However, this kind of analysis is not too common. A more conventional approach would be to interview a person about the past, and while these can be very illuminating, they are always weaved into a coherent narrative with the benefit of hindsight. The person recollecting past events often know where the story “ends” and tend to leave out mundane details not deemed important for the narration. Yet, reality is often messier than we remember. And this is where diaries come into the picture because make it possible for us to follow people’s experiences in close to real time and reveals some of the more “mundane” and overlooked twists and turns that are otherwise left out, but which can be developmentally significant. Unlike backward-looking accounts, diaries are written towards the future and are therefore tainted by uncertainty, revealing how people make sense of their life and the world around them ongoingly. Importantly, the diaries are also written without us prompting the content, showing what, at any given point in time, is significant to the person writing.

Combined, these qualities of diary writing makes them ideal for exploring questions such as when (and how) crises manifest and for whom, how they “develop” over time, and how they might impact people later in life. So, when we want to study how people experiences and lives through diverse crises, diaries allow us to look at where they may manifest in people’s everyday life, what events are more salient than others, and how these crises unfold differently depending on the person.

How we study the diaries?

So far, 41 diarists - across different platforms - have agreed to participate in this study. All have been writing for at least one decade and have combined written more than 80.000 entries and 35 million words.

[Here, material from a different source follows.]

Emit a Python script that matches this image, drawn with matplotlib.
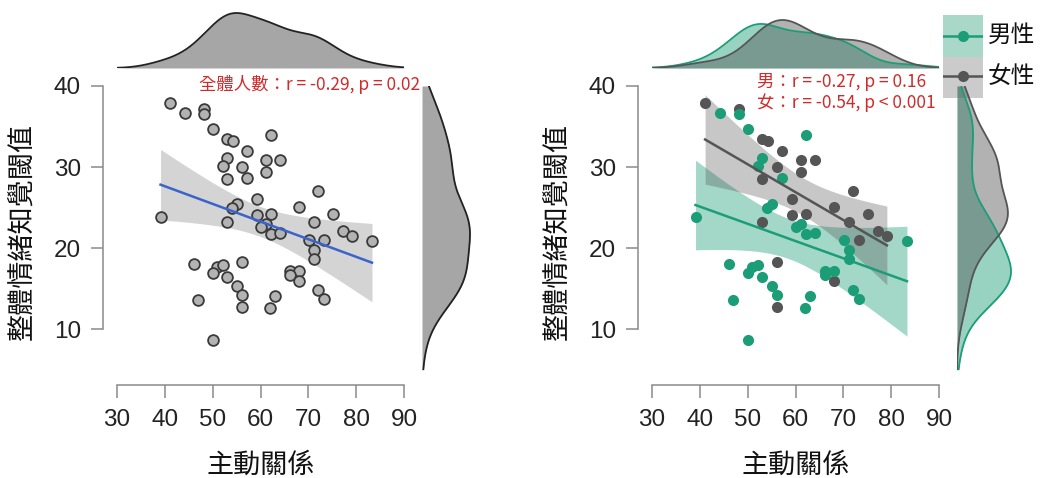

One of the issues we faced was how to process so many words since the research project is limited to four years. To put things into perspective, 35 million words is roughly equivalent to 350 standard length books, and if we were to spend half of our working time reading (approximately 4 hours a day), then it would take roughly one year and 7 months just to read the diaries. And this does not account for the time-consuming process of analysing diaries and finding themes or patterns, often requiring close and repeated reading.

Considering the number of words and time-restrictions, we turned to natural language processing technique to assist the analytical procedure and to generate an interactive visualisation of the diaries (as shown below). Essentially, this is a script that allow us to detect patterns in the diaries, for example, by searching through the text for a group of words that are semantically linked - such as “climate change”, “global warming”, “Greta Thunberg”, and “Paris Agreement”. Words that all fall under the ecological crisis umbrella. We use this process across a number of pre-established and more personalised word groupings, developed computationally and through reading.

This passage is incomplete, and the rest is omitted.